Maggie, who saw her own mother killed at the hands of Freddy, responds to this by ramming Freddy's own fucking glove into his chest, and also a pipe bomb, and blowing him up. The cycle of abuse isn't a sure thing, much like the guaranteed continuation of an 80's slasher movie series. Sometimes you can break out of it, shove a pipe bomb into its chest, and break free. The cycle's broken, the dream demons are dispersed, and Freddy's fucking dead, baby. That's the movie, and I'm honestly a little impressed by it. I would be remiss if I didn't close by mentioning that it was directed by Rachel Talalay, who would go on to direct all the Peter Capaldi finales of Doctor Who.
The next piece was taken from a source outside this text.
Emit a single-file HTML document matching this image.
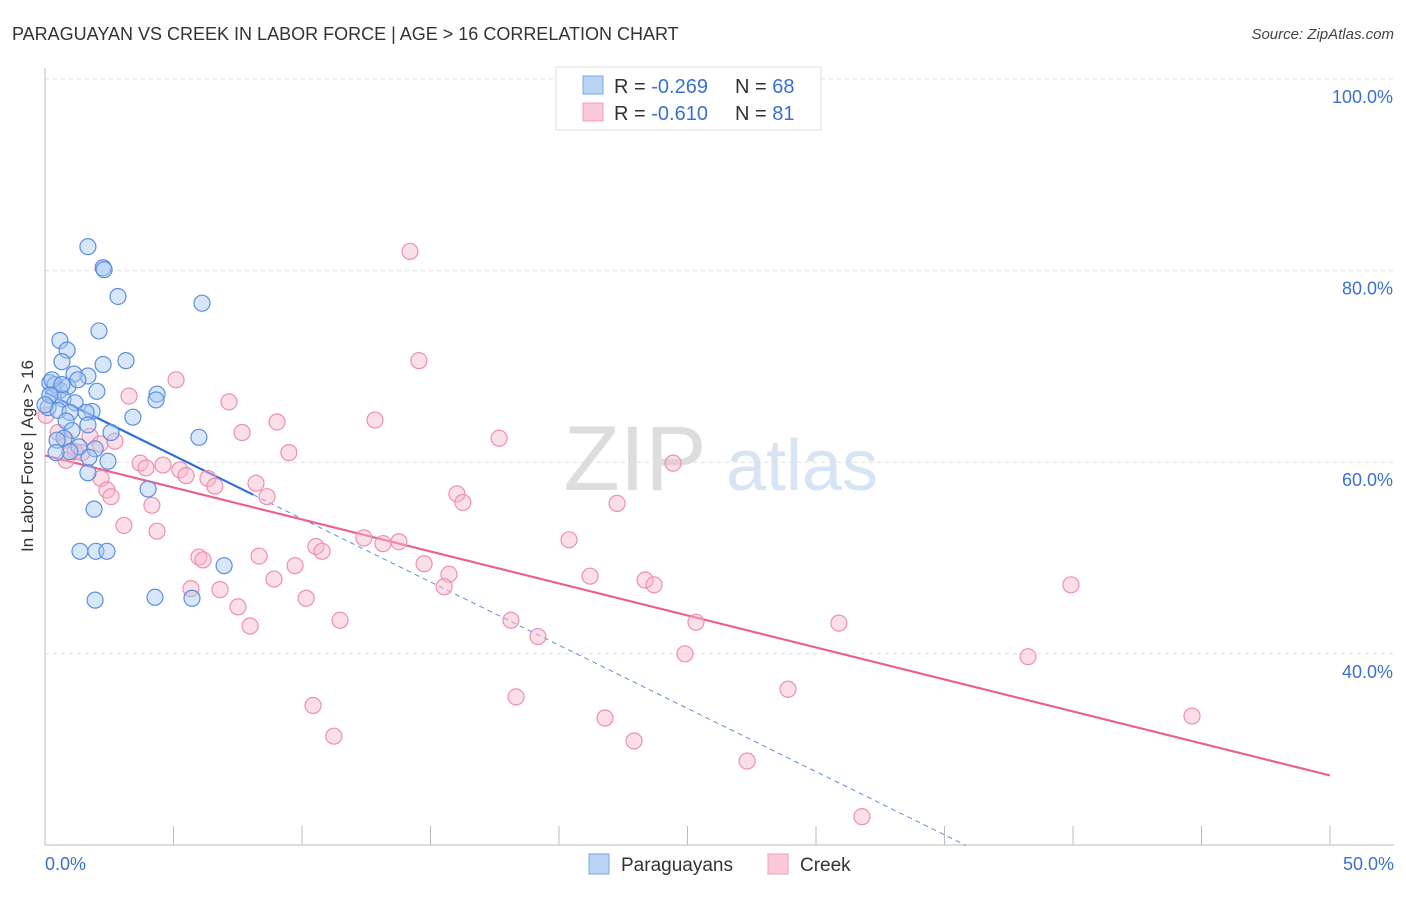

Those are spectacular fucking episodes, and her direction in this is sound. I really don't know much about that side of things, but the way this movie looks is just stunning. You can tell the same person directed Heaven Sent, is what I'm saying. Amusingly, I saw her name pop up again in a franchise I've grown invested in: I was sitting here watching the fourth episode of the new Quantum Leap, only to see that "Directed by Rachel Talalay" credit and perk right up. Still, that's neither here nor there. I should close out fittingly, since the movie opens with a quote by Nietzsche about dreams (and also "Welcome to primetime, bitch", for some reason).


Freddy is dead. Freddy remains dead, and we have killed him.